Thanks for the answer! 

 

Maybe thats why i was seeing strange results on the Altera Monitor. The example i was using was with one 16 register and when I was modifying the memory of the register i was seeing the data being copied to the other 16 bits too. Maybe that had to do with 32bit accessing. 

 

Anyway my application will be as follows: 

 

I need to have 16 (data bidirectional pins) + 5 (address bidirectional pins) + 1 (interrupt output pin) + 1 (transfer clock input pin) = 23 pinouts out of the FPGA and I want to make a state-machine master component that will manage the tranfers in and out of the FPGA and a memory like block (shall i use on chip memory or make my own registers?). 

 

EDIT: I will not be using the NIOS II processor! 

 

The state machine component will be as follows: 

Using the interrupt pin (INT goes LOW) the state machine will initiate read transaction from an external (out of the FPGA) chip and the chip will use its clock (rising and falling edges) to transmit parallel data to the FPGA by placing the address it wants into the address pins and the 16bit data it wants to the datapins. 

 

Analogously when the state machine makes the INT go HIGH then a write transaction is initiated and the external chip puts the address on the address pins and the state machine puts the data on the data pins. Again the write transactions are synchronized with the external chip clock (which is much slower than the FPGA clock) 

 

To sum up this state machine has to write to the 32x16bit register (or memory) when it reads data from the external chip and and read data from the other 32x16bit register (or memory) when it writes data to the external chip. 

 

An issue is that the FPGA data pins are bidirectional (how do i accomplish tht with VHDL) 

 

The system is illustrated below 

 

https://www.alteraforum.com/forum/attachment.php?attachmentid=7254

It shouldn't be a lot of trouble to implement. Just remember that all inputs to your state machine must be properly synchronized. I particular all the signals coming from outside the FPGA will need to be fed to several registers in series. If you don't see what I'm talking about, google "clock domain crossing". 

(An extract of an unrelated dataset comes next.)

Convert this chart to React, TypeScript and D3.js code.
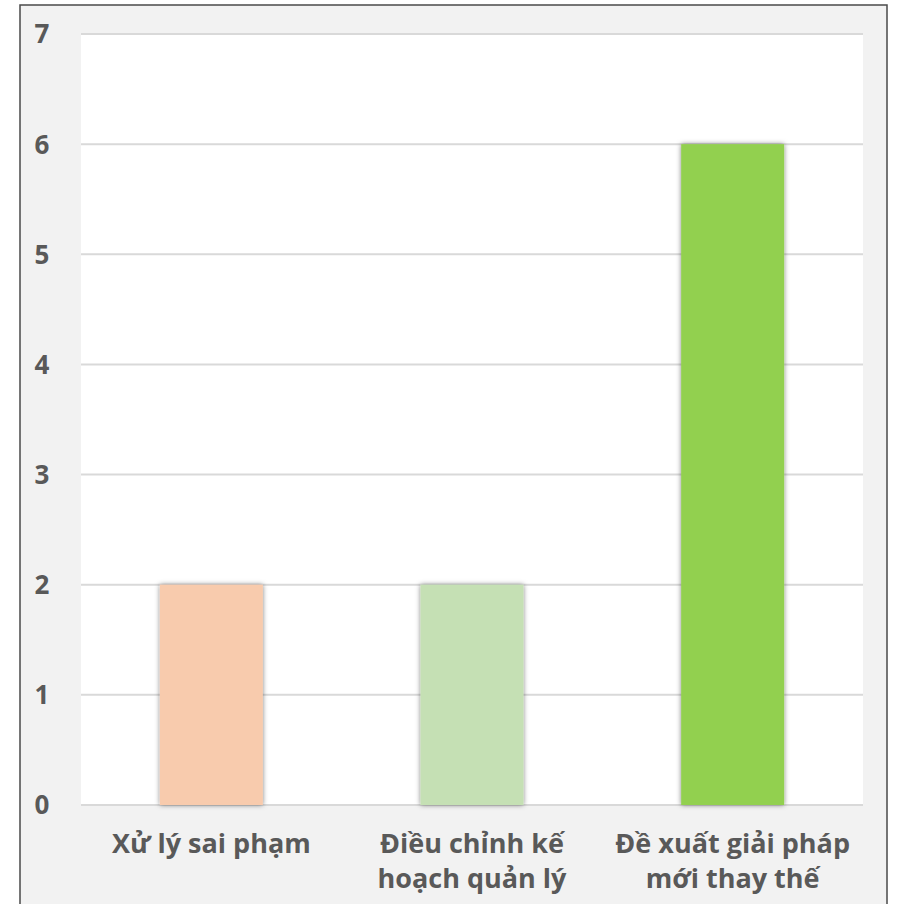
import React from "react";
import * as d3 from "d3";

// Categories and their counts
const categories: string[][] = [
  ["Xử lý sai phạm"],
  ["Điều chỉnh kế", "hoạch quản lý"],
  ["Đề xuất giải pháp", "mới thay thế"],
];
const values: number[] = [2, 2, 6];
const barColors: string[] = ["#f8cbad", "#c5e0b4", "#92d050"];
const yTicks: number[] = [0, 1, 2, 3, 4, 5, 6, 7];

const W = 902;
const H = 904;
const plot = { left: 81, right: 863, top: 34, bottom: 805 };
const font = "'Open Sans', Lato, sans-serif";
const textColor = "#595959";

export default function App() {
  const x = d3
    .scaleBand<number>()
    .domain(d3.range(values.length))
    .range([plot.left, plot.right])
    .paddingInner(0.605)
    .paddingOuter(0.3025);
  const y = d3.scaleLinear().domain([0, 7]).range([plot.bottom, plot.top]);

  return (
    <svg
      width={W}
      height={H}
      style={{ position: "fixed", left: 0, top: 0, display: "block" }}
    >
      <defs>
        <filter id="barShadow" x="-20%" y="-5%" width="140%" height="110%">
          <feDropShadow dx="0" dy="0" stdDeviation="2.4" floodColor="#000" floodOpacity="0.5" />
        </filter>
      </defs>
      <rect x={0} y={0} width={W} height={H} fill="#ffffff" />
      {/* chart frame */}
      <rect x={20} y={5} width={867} height={H + 10} fill="#f2f2f2" stroke="#4a4a4a" strokeWidth={1.5} />
      {/* plot area */}
      <rect x={plot.left} y={plot.top} width={plot.right - plot.left} height={plot.bottom - plot.top} fill="#ffffff" />
      {yTicks.map((t) => (
        <line
          key={t}
          x1={plot.left}
          x2={plot.right}
          y1={y(t)}
          y2={y(t)}
          stroke="#d9d9d9"
          strokeWidth={2}
        />
      ))}
      {yTicks.map((t) => (
        <text
          key={"l" + t}
          x={42}
          y={y(t)}
          dy="0.36em"
          textAnchor="middle"
          fontFamily={font}
          fontWeight={700}
          fontSize={26}
          fill={textColor}
        >
          {t}
        </text>
      ))}
      {values.map((v, i) => (
        <rect
          key={"b" + i}
          x={x(i)!}
          y={y(v)}
          width={x.bandwidth()}
          height={y(0) - y(v)}
          fill={barColors[i]}
          filter="url(#barShadow)"
        />
      ))}
      {categories.map((lines, i) => (
        <text
          key={"c" + i}
          x={x(i)! + x.bandwidth() / 2}
          y={853}
          textAnchor="middle"
          fontFamily={font}
          fontWeight={700}
          fontSize={27}
          fill={textColor}
        >
          {lines.map((ln, j) => (
            <tspan key={j} x={x(i)! + x.bandwidth() / 2} dy={j === 0 ? 0 : 35}>
              {ln}
            </tspan>
          ))}
        </text>
      ))}
    </svg>
  );
}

As for the bidirectional pins, they need to be defined as "inout" ports in the VHDL code, and then you can read or write them. To use a pin as an output just write a '0' or a '1' to it, and to use it as an input, write 'Z' to it (high impedance) and read its value.

Thanks a lot! 

 

Basically the external clock is not really a clock it is something like a slow interrupt signal where in its rising and falling edge a transfer will be made. So i just need to check with my much faster FPGA clock whether this clock signal went HIGH or LOW and initiate a read or write transfer with the external chip. Since my state machine master component will be rising edge and reset synchronized why should I use a register for this input?

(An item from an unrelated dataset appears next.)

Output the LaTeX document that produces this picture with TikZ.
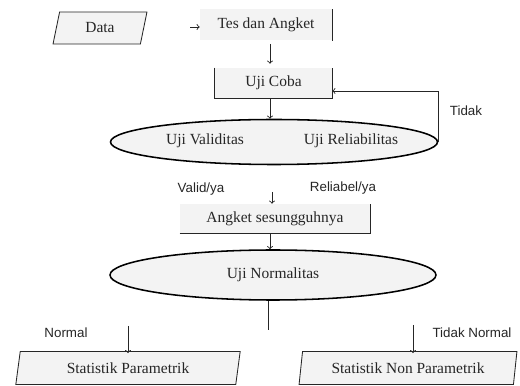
\documentclass[tikz,border=0pt]{standalone}
\usepackage{fontspec}
\setmainfont{Liberation Serif}
\setsansfont{Liberation Sans}
\usepackage{tikz}
\usetikzlibrary{arrows}
\usetikzlibrary{calc}
\usetikzlibrary{shapes.geometric}
\newcommand{\FCUnit}{0.025cm}
\newcommand{\FCBoxFont}{\fontsize{11}{11}\selectfont}
\newcommand{\FCLabelFont}{\sffamily\fontsize{9.5}{9.5}\selectfont}
\definecolor{FCFill}{HTML}{F3F3F3}
\definecolor{FCInk}{HTML}{262626}
\tikzset{
  io/.style={trapezium, trapezium left angle=77, trapezium right angle=103,
    trapezium stretches=true, draw=FCInk, line width=0.6pt, fill=FCFill,
    inner sep=0pt, font=\FCBoxFont, text=FCInk},
  box/.style={rectangle, fill=FCFill, inner sep=0pt, font=\FCBoxFont, text=FCInk},
  test/.style={ellipse, draw=black, line width=1.1pt, fill=FCFill, inner sep=0pt},
  boxtext/.style={font=\FCBoxFont, text=FCInk},
  lab/.style={font=\FCLabelFont, text=FCInk},
  line/.style={draw=FCInk, line width=0.6pt},
  flow/.style={line, ->, >=to}
}
\begin{document}
\begin{tikzpicture}[x=\FCUnit,y=-\FCUnit]
\useasboundingbox (0,0) rectangle (520,386);
\coordinate (axis) at (270,0);

% input and first box
\node[io, minimum width=94*\FCUnit, minimum height=32*\FCUnit] (data) at (100,28) {Data};
\node[box, minimum width=132*\FCUnit, minimum height=31*\FCUnit] (tes) at (266,25) {Tes dan Angket};
\draw[line] (tes.north east) -- (tes.south east);
\coordinate (tesin) at (190,27);
\draw[flow] (tesin) -- (tes.west |- tesin);

% trial test
\node[box, minimum width=117*\FCUnit, minimum height=30*\FCUnit] (coba) at (273.5,83) {Uji Coba};
\draw[line] (coba.north west) -- (coba.south west) -- (coba.south east) -- (coba.north east);
\draw[flow] ([yshift=-3*\FCUnit]tes.south -| axis) -- ([yshift=4*\FCUnit]coba.north -| axis);

\node[test, minimum width=327*\FCUnit, minimum height=45*\FCUnit] (uji) at (274,142) {};
\node[boxtext] (valid) at (205,141) {Uji Validitas};
\node[boxtext] (reliabel) at (351,141) {Uji Reliabilitas};
\draw[flow] (coba.south -| axis) -- (uji.north -| axis);

% back loop
\coordinate (back) at (0,91);
\draw[flow] (uji.east) -- (uji.east |- back) -- (coba.east |- back);
\node[lab] (tidak) at (466,111) {Tidak};

\node[lab] (ya1) at (201,189) {Valid/ya};
\node[lab] (ya2) at (343,188) {Reliabel/ya};

% real questionnaire
\node[box, minimum width=190*\FCUnit, minimum height=29*\FCUnit] (angket) at (275,218.5) {Angket sesungguhnya};
\draw[line] (angket.south west) -- (angket.south east) -- (angket.north east);
\coordinate (angin) at (272,192);
\draw[flow] (angin) -- (angket.north -| angin);

\node[test, minimum width=326*\FCUnit, minimum height=50*\FCUnit] (norm) at (273,275) {};
\node[boxtext] (normtext) at (273,275) {Uji Normalitas};
\draw[flow] (angket.south -| axis) -- (norm.north -| axis);

% split
\coordinate (split) at (268,330);
\draw[line] (norm.south -| split) -- (split);

\node[io, minimum width=225*\FCUnit, minimum height=33*\FCUnit] (par) at (128,368) {Statistik Parametrik};
\node[io, minimum width=218*\FCUnit, minimum height=33*\FCUnit] (nonpar) at (408,368) {Statistik Non Parametrik};
\coordinate (parin) at (128,326);
\coordinate (nonin) at (413,325);
\draw[flow] (parin) -- ([yshift=-2*\FCUnit]par.north -| parin);
\draw[flow] (nonin) -- ([yshift=-2*\FCUnit]nonpar.north -| nonin);
\node[lab] (normal) at (66,333) {Normal};
\node[lab] (tidaknormal) at (472,333) {Tidak Normal};
\end{tikzpicture}
\end{document}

Also I forgot to say (after seeing a clock domain crossing article) that i do not have access to the external chip clock so i cannot latch this clock-interrupt signal. The name clock confuses a little bit but as i said it is not the external device's clock but just a signal that triggers (with its rising and falling edge) read and write transfers. 

 

Also another question! Since I am not using the Nios II, can I use multiple masters acting upon the custom register components?